I’ve lost count of the number of meetings I’ve been to where marketing managers in the financial sector and in utilities have told me that they are keen to build closer relationships with their customers. They want more loyalty, they want customers to engage with them. Everyone nods.

Time for a change of heart

But then their customer service teams keep sending out the same bills and policy changes, and they wonder why they don’t have more likeable brands. It’s not rocket science. In fact it requires something much more daunting. A change of heart.

In order to relate to customers as people, insurance companies need to start thinking of those customers as more than named policies, phone companies need to see them as more than accounts, electricity companies need to see the people who pay their bills as more than bill payers.

If brands in these sectors want people to associate them with more than just money, then they need to have conversations with them that extend beyond money. And for many organisations in these sectors that’s very, very difficult – they have nothing else to talk about, because their culture is honed to think about nothing less. It’s not that they are usually particularly greedy or even obsessive. It’s just how they have always talked to customers – as customers, rather than as people.

Judging brands on experiences, not products

But the relationships between customers, services and experiences have shifted massively with the maturation of social media, and will continue to do so. Not long ago, people were sold services, and experiences were a value-add. Increasingly, people buy into the philosophies of likeable brands and then expect validation of that worldview when they purchase products. That validation comes through the experiences they receive when they buy and the ways that the brand itself looks to engage with its customers.The things it talks about socially. The causes it supports. The subjects it is interested in. The areas it engages with in the media.

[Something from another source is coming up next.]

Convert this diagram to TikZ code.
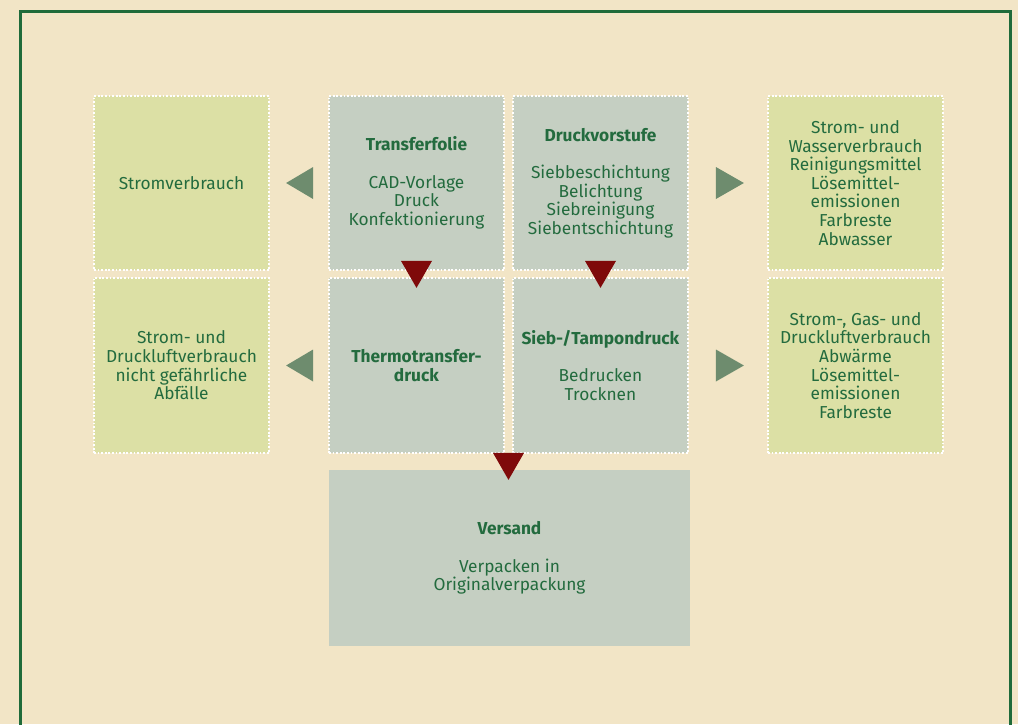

Brands need to prove they are likeable

In a pre-Google world, where it was so much harder to access data, brands provided information and people saw that as a cornerstone of the experience. We judged brands by their ads or their correspondence for example – because it was so much harder to judge them any other way. In an online-centric world, brands need to prove they are likeable and offer experiences that people are interested in across a wide range of fronts before anyone pays much attention to the information that brands want to send them.

And without that buy-in, the information itself is considered worthless. It’s something people ‘have no time for’. They’re too busy – read, they’re too busy to give whatever it is their time.

Here’s a great presentation by Steve Dimakis, the Senior Media Planner at MEC Wellington using research done by Argyle Social on just how much brands need to be thinking about as they engage with consumers, particularly in the emerging social channels.

Presentation: How to do Social Media

But engaging like this, in ways that encompass but also extend beyond the business relationship, are a massive disruption for conservative institutions. Imagine a general insurance company having to think about and talk about motorbikes for example instead of just focusing on motorbike policies. A specialist insurer might do that, but for a general deliverer, that seems too hard. Which is why these companies revert to what they do feel comfortable talking about and why customers revert to believing that’s all they want to talk about.

Getting past the paperwork

An explanation in writing, however nicely phrased, of why customers need to pay more for their policies is not a conversation. It’s not even interesting to the consumer. It’s just more correspondence. It’s paperwork. It’s another brand talking about itself on its terms. And that, consumers find, increasingly socially unacceptable, in the broadest interpretation of that idea.

What likeable brands recognise that other brands do not is that they need to earn the right to talk with people. They don’t automatically have that right. Or rather they may have it technically, but they must keep earning it emotionally.